** What you need to do **
Search the records below for the word "that" and show every line where it occurs.

** Given entries **
[Start]

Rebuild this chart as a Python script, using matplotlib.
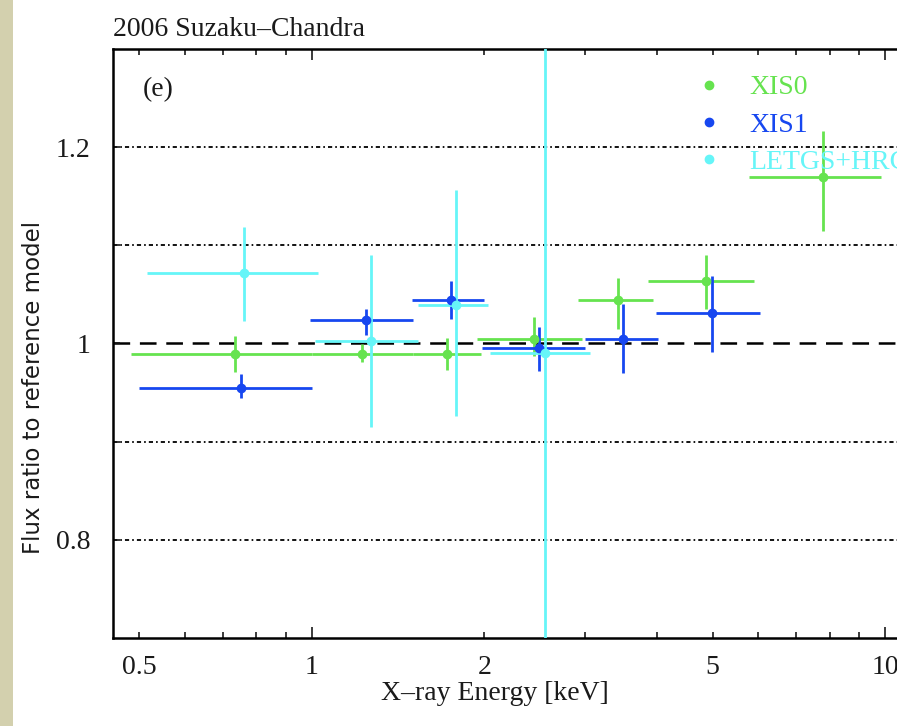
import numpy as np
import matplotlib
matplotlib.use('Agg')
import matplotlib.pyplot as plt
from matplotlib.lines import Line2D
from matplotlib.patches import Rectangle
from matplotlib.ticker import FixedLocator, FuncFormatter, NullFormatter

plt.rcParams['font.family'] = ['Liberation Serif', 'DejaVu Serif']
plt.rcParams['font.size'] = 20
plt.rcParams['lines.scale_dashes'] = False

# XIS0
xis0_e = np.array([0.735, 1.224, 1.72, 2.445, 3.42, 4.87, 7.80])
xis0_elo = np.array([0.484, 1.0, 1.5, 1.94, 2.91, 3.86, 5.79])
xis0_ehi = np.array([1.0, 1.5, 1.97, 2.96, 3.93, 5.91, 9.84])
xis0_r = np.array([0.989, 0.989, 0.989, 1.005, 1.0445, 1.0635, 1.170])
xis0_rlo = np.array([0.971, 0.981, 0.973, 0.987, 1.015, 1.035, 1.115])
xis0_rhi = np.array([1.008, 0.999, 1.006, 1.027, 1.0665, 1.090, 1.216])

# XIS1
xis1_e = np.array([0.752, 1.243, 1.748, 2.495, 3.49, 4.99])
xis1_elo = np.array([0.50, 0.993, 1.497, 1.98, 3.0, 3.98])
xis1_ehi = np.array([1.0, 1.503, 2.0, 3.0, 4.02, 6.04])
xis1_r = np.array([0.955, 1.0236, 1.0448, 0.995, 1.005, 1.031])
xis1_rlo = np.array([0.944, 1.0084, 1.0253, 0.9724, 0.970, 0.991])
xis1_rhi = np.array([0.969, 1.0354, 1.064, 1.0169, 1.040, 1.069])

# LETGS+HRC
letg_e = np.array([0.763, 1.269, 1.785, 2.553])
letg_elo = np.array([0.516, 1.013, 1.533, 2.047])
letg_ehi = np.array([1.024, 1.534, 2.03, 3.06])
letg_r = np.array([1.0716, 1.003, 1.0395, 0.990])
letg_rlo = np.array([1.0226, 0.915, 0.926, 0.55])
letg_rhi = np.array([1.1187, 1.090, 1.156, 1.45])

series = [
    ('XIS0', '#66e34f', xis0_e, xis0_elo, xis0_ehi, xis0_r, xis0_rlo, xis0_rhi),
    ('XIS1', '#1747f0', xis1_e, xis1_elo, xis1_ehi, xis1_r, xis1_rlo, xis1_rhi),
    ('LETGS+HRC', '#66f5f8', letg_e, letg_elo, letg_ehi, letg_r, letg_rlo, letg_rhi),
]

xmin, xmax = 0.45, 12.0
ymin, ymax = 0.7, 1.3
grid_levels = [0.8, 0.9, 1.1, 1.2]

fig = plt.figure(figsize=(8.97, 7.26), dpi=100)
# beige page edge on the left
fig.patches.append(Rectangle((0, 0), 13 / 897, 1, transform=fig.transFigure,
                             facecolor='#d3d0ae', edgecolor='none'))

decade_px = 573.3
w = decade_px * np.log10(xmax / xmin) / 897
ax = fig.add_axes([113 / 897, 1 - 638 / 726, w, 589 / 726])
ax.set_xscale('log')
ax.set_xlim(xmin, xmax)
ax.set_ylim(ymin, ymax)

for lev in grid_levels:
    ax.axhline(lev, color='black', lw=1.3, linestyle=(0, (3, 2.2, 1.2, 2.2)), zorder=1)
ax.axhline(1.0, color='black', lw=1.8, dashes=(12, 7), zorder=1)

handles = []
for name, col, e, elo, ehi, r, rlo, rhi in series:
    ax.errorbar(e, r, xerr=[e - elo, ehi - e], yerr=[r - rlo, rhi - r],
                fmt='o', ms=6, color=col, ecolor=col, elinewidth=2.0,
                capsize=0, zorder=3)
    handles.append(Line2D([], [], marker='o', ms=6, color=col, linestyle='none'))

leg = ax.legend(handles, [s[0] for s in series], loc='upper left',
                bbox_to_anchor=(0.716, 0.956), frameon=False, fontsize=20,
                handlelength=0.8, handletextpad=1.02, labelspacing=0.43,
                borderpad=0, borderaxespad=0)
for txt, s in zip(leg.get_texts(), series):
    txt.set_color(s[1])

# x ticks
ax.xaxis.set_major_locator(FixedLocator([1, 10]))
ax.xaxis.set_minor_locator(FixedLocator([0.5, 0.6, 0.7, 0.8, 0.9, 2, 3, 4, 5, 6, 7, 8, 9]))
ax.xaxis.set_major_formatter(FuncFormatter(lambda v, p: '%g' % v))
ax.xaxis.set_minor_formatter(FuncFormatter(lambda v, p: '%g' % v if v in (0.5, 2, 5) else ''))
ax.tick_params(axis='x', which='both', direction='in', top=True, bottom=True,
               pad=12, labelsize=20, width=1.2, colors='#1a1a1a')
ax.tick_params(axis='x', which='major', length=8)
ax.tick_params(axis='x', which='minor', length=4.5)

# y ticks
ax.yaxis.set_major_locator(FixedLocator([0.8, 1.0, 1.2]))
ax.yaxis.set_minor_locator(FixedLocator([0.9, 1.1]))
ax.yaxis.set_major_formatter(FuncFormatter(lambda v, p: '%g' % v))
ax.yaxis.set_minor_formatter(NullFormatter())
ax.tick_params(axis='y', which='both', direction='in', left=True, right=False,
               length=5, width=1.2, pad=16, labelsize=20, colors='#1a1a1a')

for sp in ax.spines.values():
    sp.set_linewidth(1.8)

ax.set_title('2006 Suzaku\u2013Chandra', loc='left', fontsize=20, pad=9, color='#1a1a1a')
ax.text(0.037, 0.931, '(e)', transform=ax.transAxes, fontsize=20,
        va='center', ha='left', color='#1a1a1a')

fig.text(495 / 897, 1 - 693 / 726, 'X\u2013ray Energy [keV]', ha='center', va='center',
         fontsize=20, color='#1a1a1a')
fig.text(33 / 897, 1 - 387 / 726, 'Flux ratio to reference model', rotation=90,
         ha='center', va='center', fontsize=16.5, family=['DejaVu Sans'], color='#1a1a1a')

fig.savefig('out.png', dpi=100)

[End]
[Start]

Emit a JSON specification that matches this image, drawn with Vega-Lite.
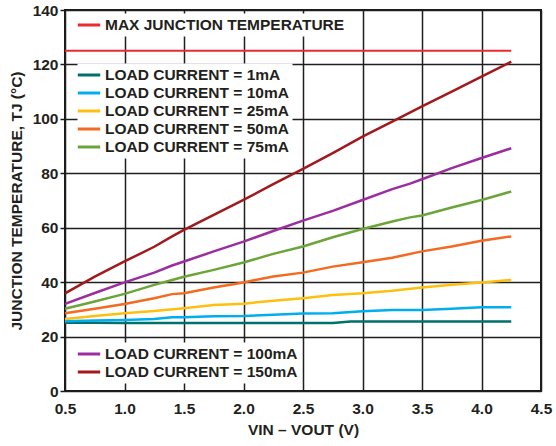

[End]
[Start]

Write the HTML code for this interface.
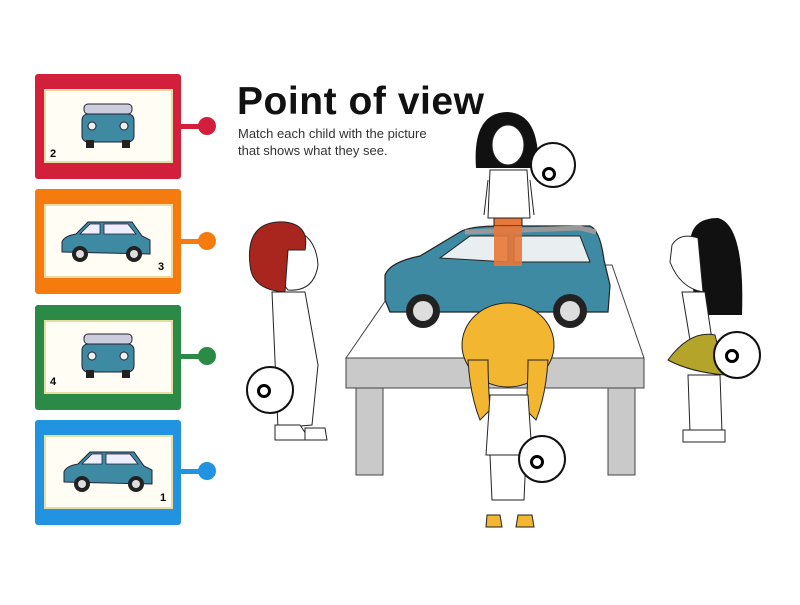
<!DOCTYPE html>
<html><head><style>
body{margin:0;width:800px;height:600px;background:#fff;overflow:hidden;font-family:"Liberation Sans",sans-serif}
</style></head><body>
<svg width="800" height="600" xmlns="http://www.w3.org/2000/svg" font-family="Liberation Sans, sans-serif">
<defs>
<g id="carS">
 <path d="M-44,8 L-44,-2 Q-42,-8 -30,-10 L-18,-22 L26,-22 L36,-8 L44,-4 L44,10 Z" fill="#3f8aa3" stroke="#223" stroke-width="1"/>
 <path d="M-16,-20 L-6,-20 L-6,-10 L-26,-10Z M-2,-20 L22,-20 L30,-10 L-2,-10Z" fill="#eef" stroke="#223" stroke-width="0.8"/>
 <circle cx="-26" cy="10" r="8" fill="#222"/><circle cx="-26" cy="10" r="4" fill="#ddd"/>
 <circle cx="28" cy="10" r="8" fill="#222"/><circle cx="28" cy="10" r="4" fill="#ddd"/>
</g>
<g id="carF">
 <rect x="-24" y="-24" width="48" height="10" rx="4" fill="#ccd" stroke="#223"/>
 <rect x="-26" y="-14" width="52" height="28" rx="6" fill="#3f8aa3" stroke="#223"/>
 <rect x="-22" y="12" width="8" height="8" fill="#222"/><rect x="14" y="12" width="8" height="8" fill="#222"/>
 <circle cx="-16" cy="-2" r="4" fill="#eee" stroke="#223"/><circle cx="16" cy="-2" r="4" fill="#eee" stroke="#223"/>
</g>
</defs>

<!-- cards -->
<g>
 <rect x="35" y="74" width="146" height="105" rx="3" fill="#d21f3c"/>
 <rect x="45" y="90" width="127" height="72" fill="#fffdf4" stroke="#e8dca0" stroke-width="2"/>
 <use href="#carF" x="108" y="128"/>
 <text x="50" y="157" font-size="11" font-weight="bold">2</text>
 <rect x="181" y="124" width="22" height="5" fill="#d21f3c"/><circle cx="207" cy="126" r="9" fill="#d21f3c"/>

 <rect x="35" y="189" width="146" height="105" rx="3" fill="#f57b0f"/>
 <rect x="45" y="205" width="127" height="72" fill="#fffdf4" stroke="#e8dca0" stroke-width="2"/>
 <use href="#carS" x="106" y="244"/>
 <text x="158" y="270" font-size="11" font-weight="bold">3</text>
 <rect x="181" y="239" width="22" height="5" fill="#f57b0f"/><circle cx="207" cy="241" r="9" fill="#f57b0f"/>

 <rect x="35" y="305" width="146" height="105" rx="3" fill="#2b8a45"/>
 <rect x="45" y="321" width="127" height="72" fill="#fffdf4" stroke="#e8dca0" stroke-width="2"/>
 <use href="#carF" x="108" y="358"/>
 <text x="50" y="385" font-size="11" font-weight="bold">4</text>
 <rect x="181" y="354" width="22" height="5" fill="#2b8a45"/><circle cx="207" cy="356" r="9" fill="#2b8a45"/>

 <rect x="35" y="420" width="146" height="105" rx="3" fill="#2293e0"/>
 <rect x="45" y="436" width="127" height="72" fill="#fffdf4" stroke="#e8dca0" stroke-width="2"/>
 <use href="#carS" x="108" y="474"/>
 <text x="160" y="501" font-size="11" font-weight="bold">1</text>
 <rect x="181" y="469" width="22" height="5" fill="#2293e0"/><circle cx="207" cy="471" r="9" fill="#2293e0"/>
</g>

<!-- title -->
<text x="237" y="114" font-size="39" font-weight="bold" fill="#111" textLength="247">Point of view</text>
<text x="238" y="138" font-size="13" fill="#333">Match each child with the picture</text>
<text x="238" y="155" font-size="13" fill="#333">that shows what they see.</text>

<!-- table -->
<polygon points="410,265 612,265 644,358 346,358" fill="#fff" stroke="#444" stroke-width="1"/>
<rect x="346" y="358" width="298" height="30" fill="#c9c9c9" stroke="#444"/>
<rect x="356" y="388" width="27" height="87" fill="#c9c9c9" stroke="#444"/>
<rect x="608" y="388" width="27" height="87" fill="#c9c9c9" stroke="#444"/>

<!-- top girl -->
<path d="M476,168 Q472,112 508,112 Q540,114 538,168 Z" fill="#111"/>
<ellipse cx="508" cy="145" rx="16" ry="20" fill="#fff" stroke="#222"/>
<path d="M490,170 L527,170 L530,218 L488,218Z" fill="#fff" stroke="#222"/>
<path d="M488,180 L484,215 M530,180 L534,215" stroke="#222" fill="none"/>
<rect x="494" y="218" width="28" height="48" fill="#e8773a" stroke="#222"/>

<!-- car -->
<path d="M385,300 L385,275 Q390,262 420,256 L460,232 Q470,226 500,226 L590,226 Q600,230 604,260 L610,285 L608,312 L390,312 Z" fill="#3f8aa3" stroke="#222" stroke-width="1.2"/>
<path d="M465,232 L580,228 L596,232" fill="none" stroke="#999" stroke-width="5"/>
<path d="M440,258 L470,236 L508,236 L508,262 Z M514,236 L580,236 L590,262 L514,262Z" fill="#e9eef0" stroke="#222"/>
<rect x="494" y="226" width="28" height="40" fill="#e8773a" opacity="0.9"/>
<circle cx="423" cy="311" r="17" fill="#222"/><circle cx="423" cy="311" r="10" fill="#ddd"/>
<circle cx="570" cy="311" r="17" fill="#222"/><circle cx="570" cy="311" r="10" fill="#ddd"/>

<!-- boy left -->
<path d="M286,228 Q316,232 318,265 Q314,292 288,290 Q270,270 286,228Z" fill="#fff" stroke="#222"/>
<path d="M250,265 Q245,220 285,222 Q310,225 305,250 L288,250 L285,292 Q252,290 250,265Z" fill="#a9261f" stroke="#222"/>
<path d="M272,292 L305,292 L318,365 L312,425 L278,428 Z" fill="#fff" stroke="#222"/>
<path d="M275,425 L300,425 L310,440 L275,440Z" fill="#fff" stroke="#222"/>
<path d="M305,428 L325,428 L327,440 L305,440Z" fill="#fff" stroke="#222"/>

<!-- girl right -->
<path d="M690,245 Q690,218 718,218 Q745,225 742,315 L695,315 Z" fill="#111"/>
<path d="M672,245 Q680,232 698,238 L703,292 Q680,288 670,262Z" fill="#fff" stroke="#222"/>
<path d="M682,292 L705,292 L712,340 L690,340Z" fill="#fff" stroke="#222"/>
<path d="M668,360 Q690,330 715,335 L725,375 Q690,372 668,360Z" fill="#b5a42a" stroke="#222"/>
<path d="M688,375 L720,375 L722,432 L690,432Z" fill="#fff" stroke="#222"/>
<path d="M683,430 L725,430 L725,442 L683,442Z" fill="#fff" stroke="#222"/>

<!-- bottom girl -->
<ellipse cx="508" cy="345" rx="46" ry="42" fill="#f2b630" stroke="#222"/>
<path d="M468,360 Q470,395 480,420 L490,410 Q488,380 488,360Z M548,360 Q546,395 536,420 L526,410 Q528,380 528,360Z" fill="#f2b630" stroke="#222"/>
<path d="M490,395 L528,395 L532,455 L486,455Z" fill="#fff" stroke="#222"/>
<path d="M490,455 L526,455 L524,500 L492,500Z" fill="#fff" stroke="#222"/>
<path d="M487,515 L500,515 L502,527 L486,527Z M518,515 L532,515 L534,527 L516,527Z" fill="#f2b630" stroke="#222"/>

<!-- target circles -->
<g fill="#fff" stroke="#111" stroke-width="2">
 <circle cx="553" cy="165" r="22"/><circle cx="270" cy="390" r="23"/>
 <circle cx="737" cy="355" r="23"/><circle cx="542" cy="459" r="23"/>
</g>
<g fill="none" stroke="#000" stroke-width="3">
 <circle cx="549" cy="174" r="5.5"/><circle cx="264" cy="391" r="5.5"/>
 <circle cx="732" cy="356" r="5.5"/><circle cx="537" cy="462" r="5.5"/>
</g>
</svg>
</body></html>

[End]

** The output **
Emit a JSON specification that matches this image, drawn with Vega-Lite.
<text x="238" y="155" font-size="13" fill="#333">that shows what they see.</text>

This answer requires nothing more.